Now we have all we need to allow free will to exist. We exercise free will when we first say “no.”[8] (As stated in the above postscript “Creativity,” this is exactly what we do to start the creative process.) Subsequent, conscious, third-level thought, capped by a decision, completes the act. This process consciously overrules, or at least re-thinks, any decision that may have been made by prior thinking, including that done at the second-level subconscious in our mind.[9] We are able to do this, because causality does not force small particles (particularly chemical neurotransmitters travelling between synaptic gaps) to trace previously determined paths.

There we have it! We possess free will because small particles are not causally constrained; they obey probability laws which only become certainties when large numbers are involved. We can say “no,” and be responsible for creating an original decision.

(For what it’s worth, we might note that we exhibit no free will at all when we just “go with the flow.” All flexibility and freedom disappears when multiple entities merge, be they particles, photons, ions travelling along existing neural pathways, or mobs of people.)

A Revelation edit

A “revelation” can be experienced that takes a person from from simply thinking that an idea could be true, to believing that it is true. Its sudden, totally unexpected arrival; its mental fireworks and fascinating light trails; its prolonged accompanying feelings of certainty, exultation and joy; and its ability to direct my actions even now, are all a matter of natural biochemistry. With the loss of its original wonder, and the expectation of never again experiencing its magic, comes a degree of sadness. But, it also brings the knowledge that something similar, something fully explainable and rational, must have happened to many people, many times in the past. Each one of history’s prophets and mystics who claimed to have received divine intervention, with its accompanying brightness and light, surely experienced a similar phenomenon. Scientists, perceiving a sudden solution to a problem that had long occupied their thoughts, have reported similar happenings, sometimes adding that it was as though the universe had spoken to them. These feelings, as noted in The Source Of Revelations, do not emanate from some external consciousness, some universal spirit; they come from the individual’s own second-level subconscious mental activities.

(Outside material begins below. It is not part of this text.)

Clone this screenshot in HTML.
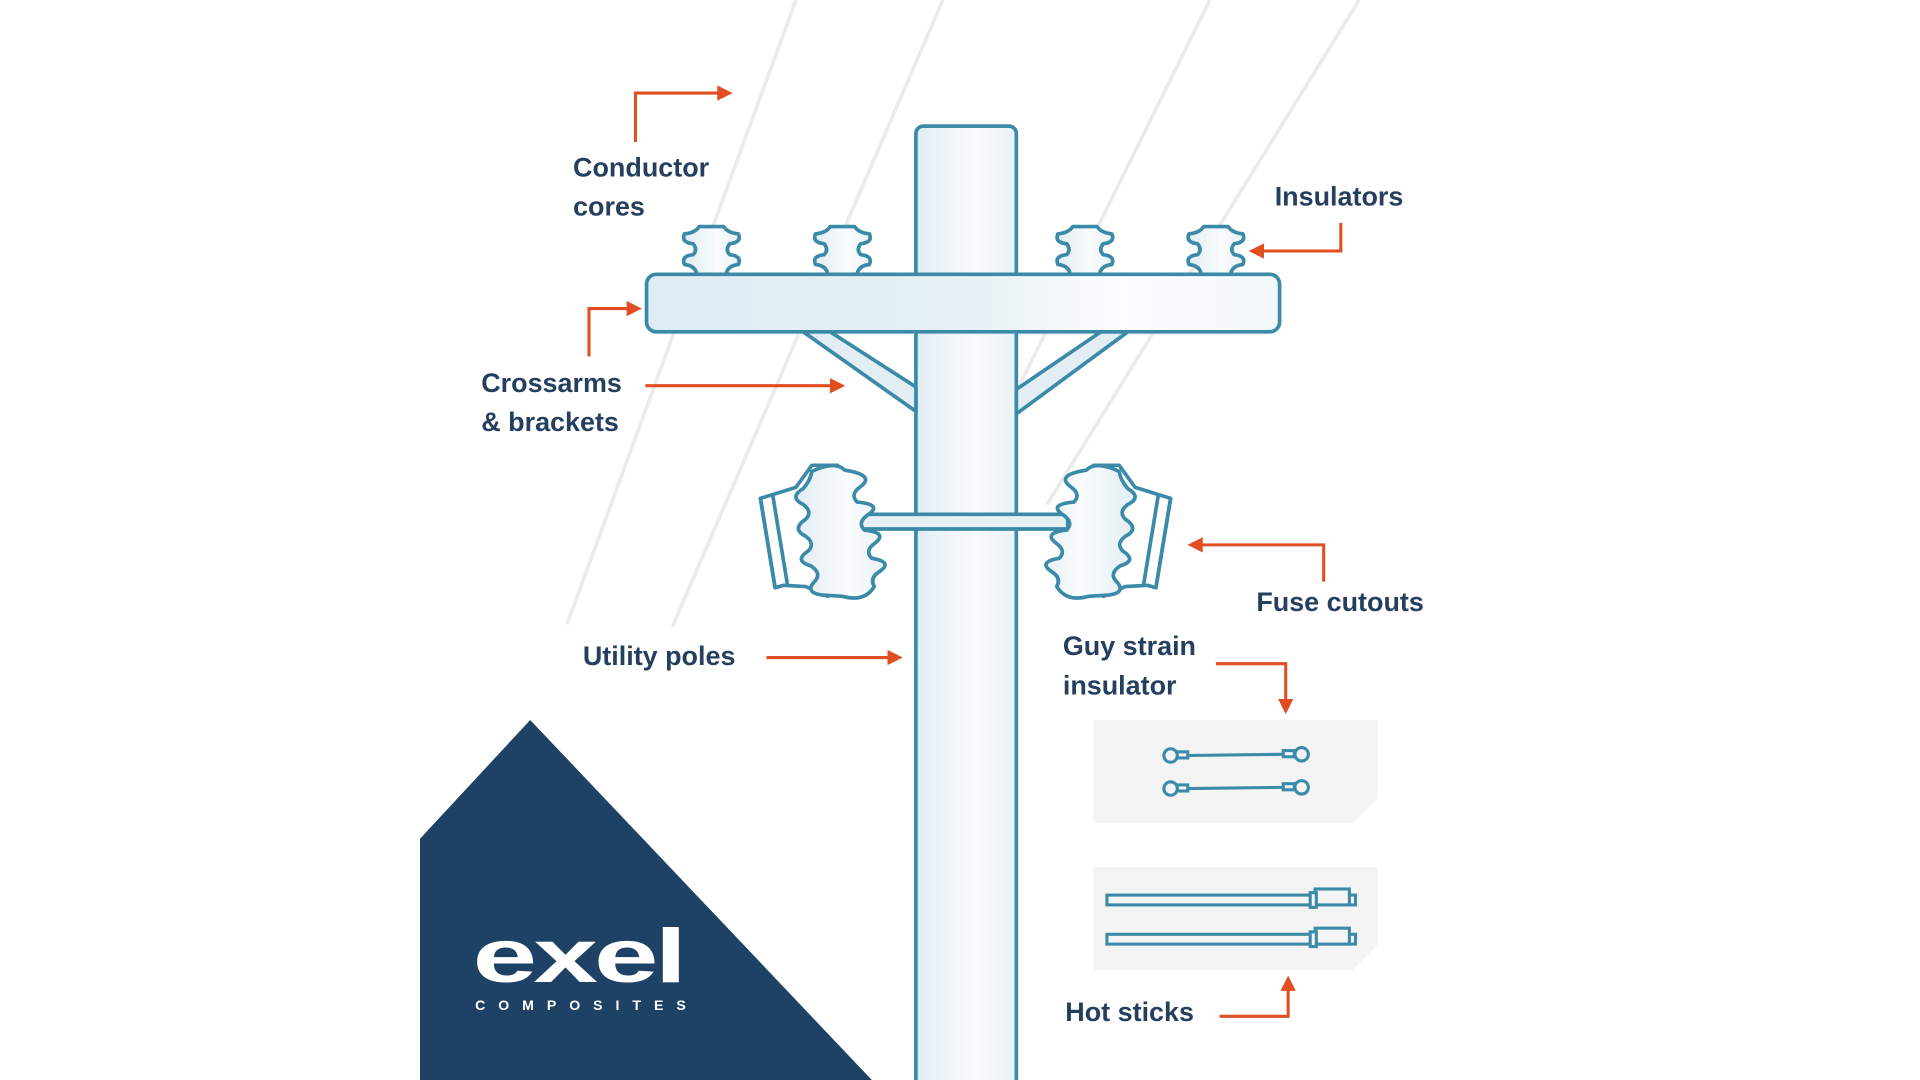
<!DOCTYPE html>
<html><head><meta charset="utf-8"><style>
html,body{margin:0;padding:0;background:#fff;}
svg{display:block;}
text{font-family:"Liberation Sans",sans-serif;font-weight:bold;fill:#253f5f;}
</style></head><body>
<svg width="1920" height="1080" viewBox="0 0 1568 882" xmlns="http://www.w3.org/2000/svg">
<defs>
<linearGradient id="pg" x1="0" x2="1" y1="0" y2="0">
<stop offset="0" stop-color="#e1edf4"/><stop offset="0.6" stop-color="#fafcfd"/><stop offset="1" stop-color="#e8f1f6"/></linearGradient>
<linearGradient id="cg" x1="0" x2="1" y1="0" y2="0">
<stop offset="0" stop-color="#dfecf3"/><stop offset="0.5" stop-color="#e6f0f5"/><stop offset="0.75" stop-color="#fbfdfe"/><stop offset="1" stop-color="#f2f7fa"/></linearGradient>
<marker id="ah" viewBox="0 0 10 10" refX="5" refY="5" markerWidth="5" markerHeight="5" orient="auto"><path d="M0,0 L10,5 L0,10 z" fill="#e04e22"/></marker>
</defs>
<!-- wires -->
<g stroke="#ebebeb" stroke-width="3" fill="none">
<line x1="650" y1="0" x2="463" y2="510"/>
<line x1="770" y1="0" x2="549" y2="512"/>
<line x1="988" y1="0" x2="830" y2="320"/>
<line x1="1110" y1="0" x2="855" y2="412"/>
</g>
<!-- logo triangle -->
<polygon points="343,685 433,588 712,882 343,882" fill="#1e4266"/>
<text x="386" y="802" style="font-family:'Liberation Sans',sans-serif;font-weight:900;fill:#fff" font-size="62" letter-spacing="-2" textLength="172" lengthAdjust="spacingAndGlyphs">exel</text>
<text x="388" y="825" style="fill:#fff" font-size="11.5" textLength="172" lengthAdjust="spacing">COMPOSITES</text>
<!-- pole -->
<rect x="748" y="103" width="82" height="800" rx="6" fill="url(#pg)" stroke="#3a8aa8" stroke-width="3"/>
<!-- brackets -->
<g fill="#e3eef4" stroke="#3a8aa8" stroke-width="3" stroke-linejoin="round">
<polygon points="656,271 678,271 748,316 748,336"/>
<polygon points="921,271 899,271 830,318 830,338"/>
</g>
<!-- insulators -->
<g fill="url(#pg)" stroke="#3a8aa8" stroke-width="3" stroke-linejoin="round">
<path id="ins" d="M571,185 H591 Q594,190 603,191 Q606,198 596,199 Q592,204 596,208 Q606,209 603,216 Q594,217 593,224 H569 Q568,217 559,216 Q556,209 566,208 Q570,204 566,199 Q556,198 559,191 Q568,190 571,185 Z"/>
<use href="#ins" x="107"/><use href="#ins" x="305"/><use href="#ins" x="412"/>
</g>
<!-- crossarm -->
<rect x="528" y="224" width="517" height="47" rx="8" fill="url(#cg)" stroke="#3a8aa8" stroke-width="3"/>
<!-- fuse cutouts -->
<g stroke="#3a8aa8" stroke-width="3" fill="url(#pg)" stroke-linejoin="round">
<rect x="700" y="420" width="172" height="12" fill="#e6f0f5"/>
<g id="fc">
<polygon points="621,407 650,398 663,380 684,380 690,470 676,487 658,479 640,478 633,480" fill="#fff"/>
<line x1="621" y1="407" x2="633" y2="480"/><line x1="631" y1="404" x2="643" y2="477"/>
<path d="M663,385 Q682,376 690,384 Q716,388 702,398 Q694,404 700,410 Q722,412 708,421 Q700,427 706,433 Q726,435 714,444 Q706,450 712,456 Q730,459 718,467 Q710,472 714,479 Q706,492 688,487 L672,486 Q656,484 666,474 Q671,468 662,462 Q648,458 660,450 Q666,444 658,438 Q646,432 658,424 Q664,418 656,412 Q644,406 656,399 Q662,392 663,385 Z"/>
</g>
<use href="#fc" transform="translate(1577,0) scale(-1,1)"/>
</g>
<!-- panels -->
<polygon points="893,588 1125,588 1125,652 1105,672 893,672" fill="#f4f4f4"/>
<polygon points="893,708 1125,708 1125,772 1105,792 893,792" fill="#f4f4f4"/>
<g stroke="#3a8aa8" stroke-width="2.5" fill="#f4f4f4">
<line x1="970" y1="617" x2="1048" y2="616"/><line x1="970" y1="644" x2="1048" y2="643"/>
<rect x="961" y="614" width="9" height="5"/><rect x="1048" y="613" width="9" height="5"/>
<rect x="961" y="641" width="9" height="5"/><rect x="1048" y="640" width="9" height="5"/>
<circle cx="956" cy="617" r="5.5"/><circle cx="1063" cy="616" r="5.5"/>
<circle cx="956" cy="644" r="5.5"/><circle cx="1063" cy="643" r="5.5"/>
<rect x="904" y="731" width="203" height="8"/><rect x="1074" y="726" width="28" height="13"/><rect x="1070" y="729" width="5" height="12"/>
<rect x="904" y="763" width="203" height="8"/><rect x="1074" y="758" width="28" height="13"/><rect x="1070" y="761" width="5" height="12"/>
</g>
<!-- arrows -->
<g stroke="#e04e22" stroke-width="2.5" fill="none" marker-end="url(#ah)">
<polyline points="519,116 519,76 592,76"/>
<polyline points="1095,182 1095,205 1026,205"/>
<polyline points="481,291 481,252 518,252"/>
<polyline points="527,315 684,315"/>
<polyline points="1081,475 1081,445 976,445"/>
<polyline points="626,537 731,537"/>
<polyline points="993,542 1050,542 1050,577"/>
<polyline points="996,830 1052,830 1052,803"/>
</g>
<!-- labels -->
<g font-size="22">
<text x="468" y="144">Conductor</text>
<text x="468" y="176">cores</text>
<text x="1041" y="168">Insulators</text>
<text x="393" y="320">Crossarms</text>
<text x="393" y="352">&amp; brackets</text>
<text x="1026" y="499">Fuse cutouts</text>
<text x="476" y="543">Utility poles</text>
<text x="868" y="535">Guy strain</text>
<text x="868" y="567">insulator</text>
<text x="870" y="834">Hot sticks</text>
</g>
</svg>
</body></html>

Is it sad to say goodbye to the notion that these exotic experiences are proof that a higher Being exists, that some divine force is slowly but certainly bringing enlightenment to us? I don’t hold so, for this imposes a dependency and subordination that harks back to the days when superstition and fear ruled the human mind. The idea of being manipulated by a god apportioning ideas in this manner is quite distasteful to me. I do not like to think that any god worthy of its title would do this to any of its creations.

Is it distressing to know that our thinking is not being supported or even directed by stimuli received from a god—to know that we are acting all alone? No; not at all. To the contrary, to know that life, starting from scratch and with absolutely no outside help, is actually on a journey towards comprehending the entire universe is far from troubling—it is magnificent. It is inspiring to think that any single one of us might add another piece to the elucidation of the puzzle. It is exhilarating to know that, as infinitesimal as humans may be on the grand scale of things, they are nevertheless slowly unravelling the nature of the universe, and, through the understanding this brings, gaining some measure of power over fragments of the cosmos itself.

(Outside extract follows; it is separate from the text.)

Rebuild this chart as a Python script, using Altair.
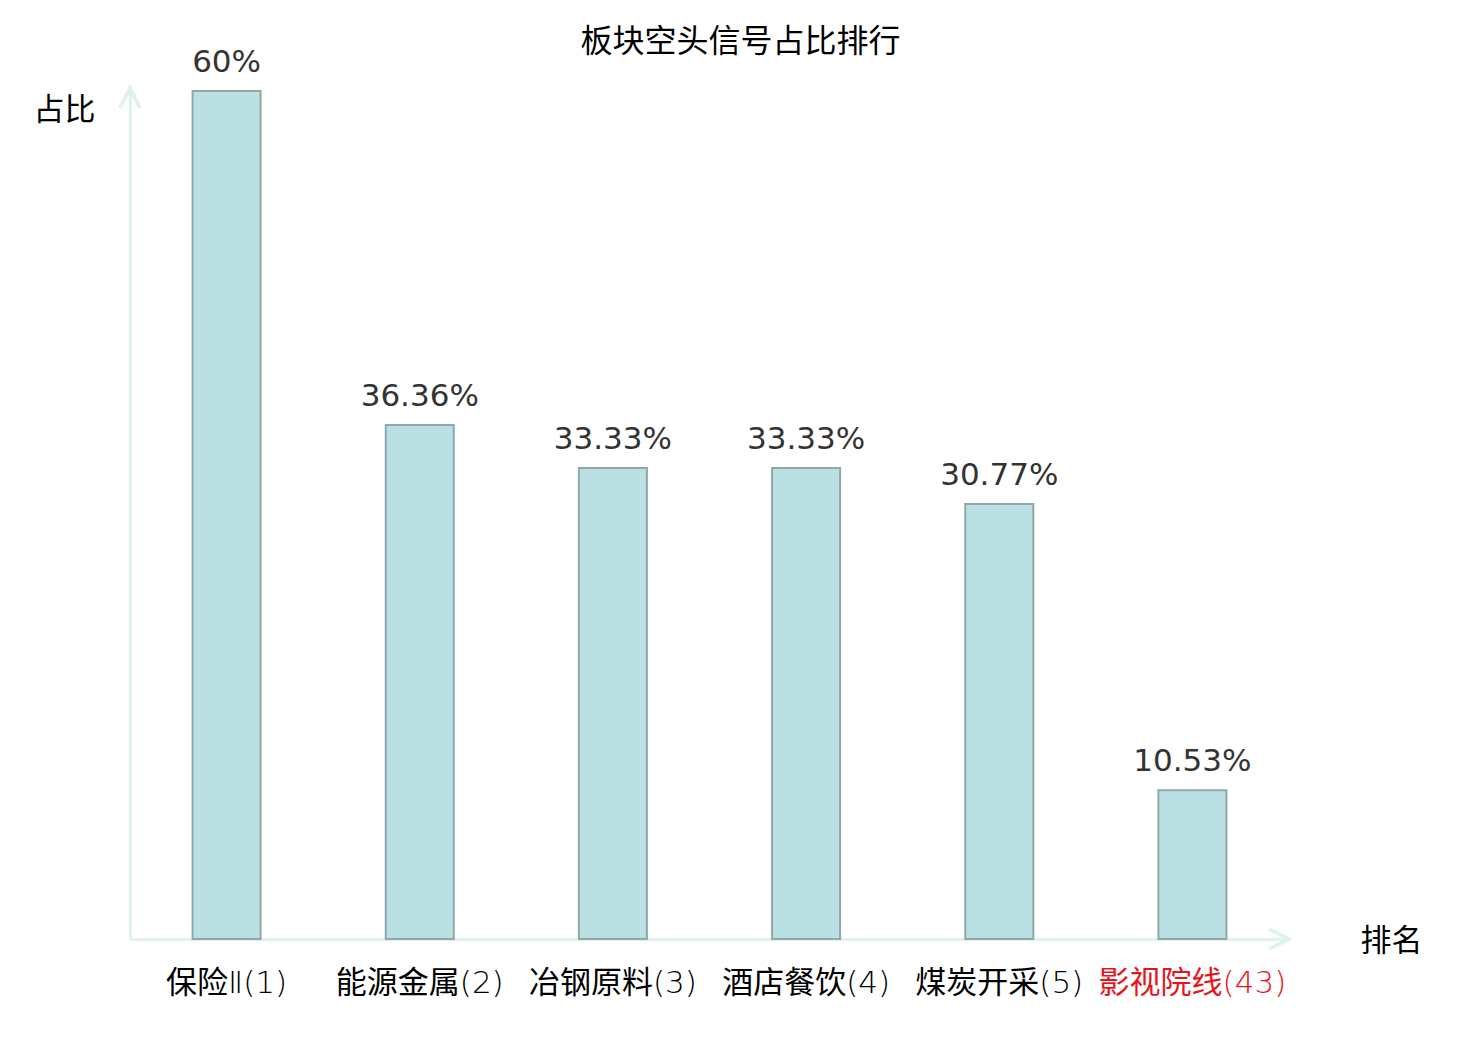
import altair as alt
import pandas as pd

categories = ["保险Ⅱ(1)", "能源金属(2)", "冶钢原料(3)", "酒店餐饮(4)", "煤炭开采(5)", "影视院线(43)"]
values = [60, 36.36, 33.33, 33.33, 30.77, 10.53]
highlight = "影视院线(43)"

df = pd.DataFrame({
    "cat": categories,
    "val": values,
    "label": [f"{v:g}%" for v in values],
})

CJK = "Noto Sans CJK SC"
NUM = "DejaVu Sans, Noto Sans CJK SC"
AXC = "#dff2ef"

W, H = 1159, 851

x = alt.X("cat:N", sort=categories, scale=alt.Scale(paddingInner=0, paddingOuter=0),
          axis=alt.Axis(title="排名", titleAngle=0, titleX=1261, titleY=2, titleAlign="center",
                        titleBaseline="middle", titleFont=CJK, titleFontSize=31, titleFontWeight="normal",
                        titleColor="#000", labelFont="DejaVu Sans Light, Noto Sans CJK SC", labelFontSize=31,
                        labelFontWeight="normal", labelAngle=0,
                        labelBaseline="middle", labelPadding=44, ticks=False, domainColor=AXC,
                        domainWidth=3, labelOverlap=False, labelLimit=0,
                        labelColor=alt.condition(f"datum.value == '{highlight}'", alt.value("#e8141c"), alt.value("#000"))))
y = alt.Y("val:Q", scale=alt.Scale(domain=[0, 60.21], nice=False, zero=True),
          axis=alt.Axis(title="占比", titleAngle=0, titleX=-66, titleY=22, titleAlign="center",
                        titleBaseline="middle", titleFont=CJK, titleFontSize=31, titleFontWeight="normal",
                        titleColor="#000", labels=False, ticks=False, grid=False, domainColor=AXC,
                        domainWidth=3))

base = alt.Chart(df)
bars = base.mark_bar(size=68, fill="#bbe0e3", stroke="#8fa8aa", strokeWidth=2).encode(x=x, y=y)
text = base.mark_text(font=NUM, fontSize=31, color="#333", baseline="middle", dy=-28).encode(
    x=alt.X("cat:N", sort=categories), y="val:Q", text="label:N")

arrow_shape_up = "M-0.5,1 L0,0 L0.5,1"
arrow_shape_right = "M-1,-0.5 L0,0 L-1,0.5"
up = base.mark_point(shape=arrow_shape_up, filled=False, size=1600, stroke=AXC, strokeWidth=3,
                     opacity=1).encode(x=alt.value(0), y=alt.value(0))
right = base.mark_point(shape=arrow_shape_right, filled=False, size=1600, stroke=AXC, strokeWidth=3,
                        opacity=1).encode(x=alt.value(W), y=alt.value(H))

chart = alt.layer(bars, text, up, right).properties(
    width=W, height=H,
    title=alt.TitleParams("板块空头信号占比排行", font=CJK, fontSize=32, fontWeight="normal",
                          color="#000", anchor="middle", frame="group", offset=0, dx=31, dy=12),
    padding={"left": 122, "top": 80, "right": 170, "bottom": 90},
    autosize=alt.AutoSizeParams(type="none"),
).configure_view(stroke=None)

chart.save("out.html", embed_options={"renderer": "svg", "actions": False})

To think that some distant descendant of ours might someday control all! None of the religions I have read about give life and living such an overwhelming sense of purpose and destiny to me. They may have done so, to some people at one time, and they may still do so, to other people today. But not to me. What makes my life meaningful to me is the thought that some of my actions might, through the later efforts of others, contribute morsels toward the eventual evolution of oB.

Footnotes edit

  1. One thing it must have, in my opinion, is something to say. Meaningless daubs do not constitute art, no matter how original. The daubs should represent the artist’s best attempt to convey a new understanding that he or she has discovered. This what distinguishes art from the inane.
  2. Of course, it takes a great deal more than this for the piece to have merit: here I’m just talking about the act of being creative.
  3. This solution has occurred to others, see White and Gribbin, Stephen Hawking: A Life in Science, (London: Penguin Books, 1992), 82.
  4. Momentum = mass x velocity, and velocity is a term that includes both speed and direction of movement.
  5. Remember, single particles travel as waves, but interact with matter—on hitting a screen, for instance—at only one point, thus appearing again as though it were a particle.
  6. Surprisingly, relatively large particles (e.g., atoms and even small molecules—including "buckyballs", geodesically configured, 60-atom, molecules of carbon) can exhibit wave behaviour.
  7. Because energy "waves" define a particle's position as a probability, any particle exists in innumerable possible (quantum) states. This property is being further explored in order to design “quantum computers,” because possessing multiple states allows multiple computations to occur simultaneously. Calculations requiring hundreds of thousands of years to compute on today’s computers could be carried out in less than a second using a quantum computer. See Michael A. Neilsen, “Rules for a Complex Quantum World,” Scientific American, November 2002, 66-75.
  8. Although we may subsequently change our mind and say "yes". It is the act of not automatically following our routine (i.e., construct determined) behaviour without first thinking (be it physical or mental behaviour) that marks an act of free will. Free will activity requires a conscious assessment of the pros and cons of alternative behaviours before a decision or an action is taken.
  9. It is important to remember that subconscious second-level thinking always races ahead of conscious second-level realization. At any time, subconscious “summaries” may nudge into the conscious second-level of thought whereupon third-level thinking (where words are used) may take over. (At any point along this sequence of events, the body might be directed to act upon what is occurring within the brain/mind.)

    A free will choice is a consciously made decision. It is the conscious acceptance or rejection of what the subconscious offers, made explicit when acted upon, spoken or written. The fortuitous occurrence of any stress-relieving, subconscious-thinking that hits upon a new answer, does not constitute an act of free will. Only if this new answer is subsequently recognized for what it is, and consciously analyzed, then accepted (or rejected), displacing existing answers (or lack of answers), does the act of free will occur.